Alors que le Conseil national s'interrogeait également sur les relations entre I'AELE et la CE, la garantie des risques à l'exportation (GRE), l'inflation et les forêts tropicales, la chambre des cantons envisageait la difficile situation économique des pays de l'Est. Dans ce contexte, la conseillère aux Etats Yvette Jaggi (ps, VD) a proposé une sorte de second plan Marshall en leur faveur, les aides bilatérales lui apparaissant insuffisantes. Si J.-P. Delamuraz s'est dit favorable à une multilatéralisation de l'appui, il a néanmoins émis quelques doutes quant à l'adhésion des pays d'Europe orientale à une telle proposition. De surcroît, leurs diversités nationales, politiques et économiques constituent un obstacle à une telle issue [95].
 
[91] FF, 1990, I, p. 265 ss.; Rapp.gest. 1989, p. 308 s.; RFS, 49, 5.12.89; SNB, Geschäftsbericht, 82/1989, p. 5 ss.

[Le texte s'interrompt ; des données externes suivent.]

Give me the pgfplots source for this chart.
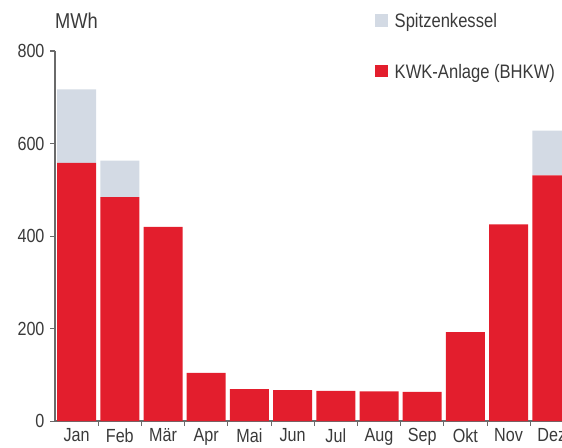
\documentclass[border=0pt]{standalone}
\usepackage{fontspec}
\setmainfont{Liberation Sans}[FakeStretch=0.85]
\usepackage{pgfplots}
\pgfplotsset{compat=1.18}
\definecolor{kwkred}{HTML}{E31E2D}
\definecolor{spitz}{HTML}{D3DAE4}
\definecolor{txt}{HTML}{3A3A3A}
\definecolor{axgray}{HTML}{6A6A6A}
\begin{document}
\begin{tikzpicture}[x=1pt,y=1pt]
\begin{axis}[
  at={(55pt,26pt)}, anchor=south west,
  scale only axis, width=518.4pt, height=370pt,
  clip=false,
  ybar stacked, bar width=39pt,
  xmin=0.5, xmax=12.5, ymin=0, ymax=800,
  axis x line=bottom, axis y line=left,
  axis line style={-, draw=axgray, line width=1.1pt},
  xtick={1,...,12},
  xticklabels={Jan,Feb,Mär,Apr,Mai,Jun,Jul,Aug,Sep,Okt,Nov,Dez},
  minor xtick={1.5,2.5,...,11.5},
  ytick={0,200,400,600,800},
  tick align=outside,
  major tick length=5pt, minor tick length=5pt,
  x tick style={draw=none},
  minor x tick style={draw=axgray, line width=1pt},
  y tick style={draw=axgray, line width=1pt},
  every tick label/.append style={font=\fontsize{19}{20}\selectfont, text=txt},
  /pgf/number format/assume math mode=true,
  yticklabel style={xshift=-2pt},
  xticklabel style={yshift=1pt},
  legend style={at={(0.6115,1.112)}, anchor=north west, draw=none, fill=none,
    font=\fontsize{19.5}{21}\selectfont, text=txt, row sep=31pt,
    nodes={inner xsep=7pt}},
  legend cell align=left,
  reverse legend,
  legend image code/.code={\fill[#1] (-3pt,-5pt) rectangle (9.5pt,7.5pt);},
]
\addplot[fill=kwkred, draw=none] coordinates {
(1,558) (2,484) (3,420) (4,104) (5,69) (6,67) (7,65) (8,64) (9,63) (10,192) (11,425) (12,531)};
\addplot[fill=spitz, draw=none] coordinates {
(1,159) (2,79) (3,0) (4,0) (5,0) (6,0) (7,0) (8,0) (9,0) (10,0) (11,0) (12,97)};
\legend{KWK-Anlage (BHKW),Spitzenkessel}
\node[anchor=base west, font=\fontsize{21.5}{23}\selectfont, text=txt, inner sep=0pt]
  at (rel axis cs:0,1) [yshift=22pt] {MWh};
\end{axis}
\pgfresetboundingbox
\path[use as bounding box] (0,0) rectangle (562,447);
\end{tikzpicture}
\end{document}
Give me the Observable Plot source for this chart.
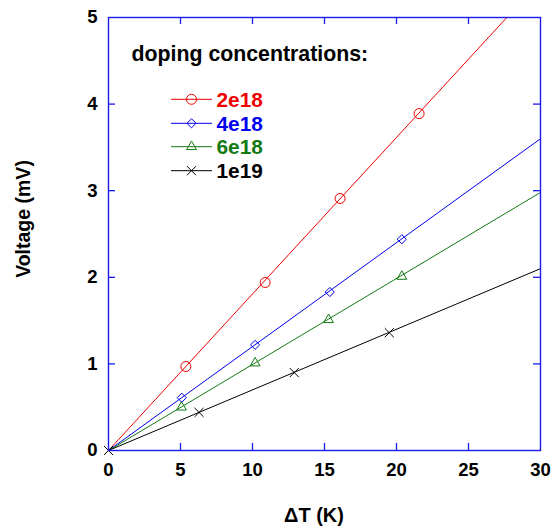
<!DOCTYPE html>
<html>
<head>
<meta charset="utf-8">
<script src="https://cdn.jsdelivr.net/npm/d3@7"></script>
<script src="https://cdn.jsdelivr.net/npm/@observablehq/plot@0.6"></script>
<style>
  body { margin: 0; background: #fff; }
  #chart svg { display: block; }
</style>
</head>
<body>
<div id="chart"></div>
<script>
// ---- data ----
const seriesNames = ["2e18", "4e18", "6e18", "1e19"];
const seriesColors = ["#ee0000", "#0000ee", "#137a13", "#000000"];
const seriesSymbols = ["circle", "diamond2", "triangle2", "times"];

const dT_2e18 = [5.37, 10.88, 16.08, 21.57];
const V_2e18  = [0.97, 1.94, 2.91, 3.89];
const dT_4e18 = [5.09, 10.18, 15.37, 20.37];
const V_4e18  = [0.61, 1.22, 1.83, 2.44];
const dT_6e18 = [5.07, 10.18, 15.28, 20.37];
const V_6e18  = [0.50, 1.01, 1.51, 2.01];
const dT_1e19 = [0, 6.29, 12.9, 19.5];
const V_1e19  = [0, 0.44, 0.90, 1.36];

// fitted lines (start at origin, end points)
const fitStartX = [0, 0, 0, 0];
const fitStartV = [0, 0, 0, 0];
const fitEndX = [27.66, 30, 30, 30];
const fitEndV = [5, 3.6, 2.98, 2.1];

const xTicks = [0, 5, 10, 15, 20, 25, 30];
const yTicks = [0, 1, 2, 3, 4, 5];
const xTicksInner = [5, 10, 15, 20, 25];
const yTicksInner = [1, 2, 3, 4];

const xLabel = "ΔT (K)";
const yLabel = "Voltage (mV)";
const legendTitle = "doping concentrations:";

// ---- build tables ----
const dTs = [dT_2e18, dT_4e18, dT_6e18, dT_1e19];
const Vs = [V_2e18, V_4e18, V_6e18, V_1e19];
const points = [];
dTs.forEach((xs, i) => xs.forEach((x, j) => points.push({s: seriesNames[i], x, y: Vs[i][j]})));
const fits = seriesNames.map((s, i) => ({s, x1: fitStartX[i], y1: fitStartV[i], x2: fitEndX[i], y2: fitEndV[i]}));

const W = 552, H = 529;
const mL = 108, mR = 12, mT = 17, mB = 79;
const innerW = W - mL - mR, innerH = H - mT - mB;
const frameColor = "#1a1aee";
const tickLen = 7;
const font = "'Liberation Sans', Arial, Helvetica, sans-serif";
const colorOf = Object.fromEntries(seriesNames.map((s, i) => [s, seriesColors[i]]));
const symOf = Object.fromEntries(seriesNames.map((s, i) => [s, seriesSymbols[i]]));
const rOf = {circle: 5, diamond2: 4.1, triangle2: 4.7, times: 4.2};

const dotMarks = seriesNames.map(s =>
  Plot.dot(points.filter(d => d.s === s), {
    x: "x", y: "y", symbol: () => symOf[s], r: rOf[symOf[s]],
    stroke: colorOf[s], fill: "none", strokeWidth: 1
  })
);

const chart = Plot.plot({
  width: W, height: H,
  marginLeft: mL, marginRight: mR, marginTop: mT, marginBottom: mB,
  x: {domain: [0, 30], label: null},
  y: {domain: [0, 5], label: null},
  symbol: {type: "identity"},
  style: {fontFamily: font, fontWeight: "bold", fontSize: "18px", background: "#fff", color: "#000"},
  marks: [
    Plot.link(fits, {x1: "x1", y1: "y1", x2: "x2", y2: "y2", stroke: d => colorOf[d.s], strokeWidth: 1}),
    ...dotMarks,
    Plot.ruleX(xTicksInner, {insetTop: innerH - tickLen, stroke: frameColor, strokeWidth: 1.3}),
    Plot.ruleX(xTicksInner, {insetBottom: innerH - tickLen, stroke: frameColor, strokeWidth: 1.3}),
    Plot.ruleY(yTicksInner, {insetRight: innerW - tickLen, stroke: frameColor, strokeWidth: 1.3}),
    Plot.ruleY(yTicksInner, {insetLeft: innerW - tickLen, stroke: frameColor, strokeWidth: 1.3}),
    Plot.frame({stroke: frameColor, strokeWidth: 1.4}),
    Plot.axisX(xTicks, {tickSize: 0, tickPadding: 12, label: null, fontSize: 18.5, fontWeight: "bold", tickFormat: d => String(d)}),
    Plot.axisY(yTicks, {tickSize: 0, tickPadding: 11, label: null, fontSize: 18.5, fontWeight: "bold", tickFormat: d => String(d)})
  ]
});

document.getElementById("chart").appendChild(chart);

// ---- titles and legend ----
const svg = d3.select(chart);
svg.append("text")
  .attr("x", 314).attr("y", 522)
  .attr("text-anchor", "middle")
  .attr("font-family", font).attr("font-weight", "bold").attr("font-size", 20)
  .attr("fill", "#000")
  .text(xLabel);
svg.append("text")
  .attr("transform", "translate(30,219) rotate(-90)")
  .attr("text-anchor", "middle")
  .attr("font-family", font).attr("font-weight", "bold").attr("font-size", 19.5)
  .attr("fill", "#000")
  .text(yLabel);

const lg = svg.append("g").attr("text-anchor", "start");
lg.append("text")
  .attr("x", 131.5).attr("y", 61)
  .attr("text-anchor", "start")
  .attr("font-family", font).attr("font-weight", "bold").attr("font-size", 21.3)
  .attr("fill", "#000")
  .text(legendTitle);

const symType = {circle: d3.symbolCircle, diamond2: d3.symbolDiamond2, triangle2: d3.symbolTriangle2, times: d3.symbolTimes};
const rowY = [99.3, 123.3, 146.7, 170.7];
seriesNames.forEach((s, i) => {
  const y = rowY[i];
  lg.append("line").attr("x1", 171).attr("x2", 212).attr("y1", y).attr("y2", y)
    .attr("stroke", seriesColors[i]).attr("stroke-width", 1);
  const r = rOf[seriesSymbols[i]];
  lg.append("path")
    .attr("d", d3.symbol().type(symType[seriesSymbols[i]]).size(Math.PI * r * r)())
    .attr("transform", `translate(191.5,${y})`)
    .attr("fill", "none").attr("stroke", seriesColors[i]).attr("stroke-width", 1);
  lg.append("text")
    .attr("x", 216.5).attr("y", y + 7.3)
    .attr("text-anchor", "start")
    .attr("font-family", font).attr("font-weight", "bold").attr("font-size", 20.8)
    .attr("fill", seriesColors[i])
    .text(s);
});
</script>
</body>
</html>
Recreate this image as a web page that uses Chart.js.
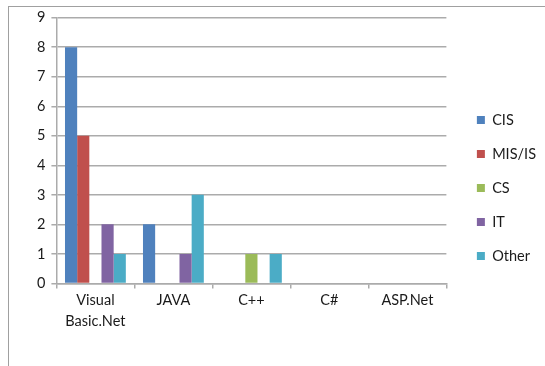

[92] Toutes ces valeurs sont nominales. Pour tous les chiffres: FF, 1990, I, p. 361 ss.
[93] FF, 1990, I, p. 265 ss.; Rapp.gest. 1989, p. 309 s.; SNB, Geschäftsbericht, 82/1989, p. 7 s. et 24 ss.; «La situation économique en Suisse en 1989», in La Vie économique, 'supplément, 1990, no 1, p. 18 ss. Cf. aussi infra, part. I, 4a (Konjunkturlage) et 4b (Geld- und Währungspolitik) ainsi que Lit. Brodmann.
[94] Par exemple, la protection de l'environnement.
[95] FF, 1989, I, p. 305 ss.; BO CE, 1989, p. 81 ss.; BO CN, 1989, p. 200 ss. ; JdG et 24 Heures, 9.3.89. Cf. aussi APS 1988, p. 73 s.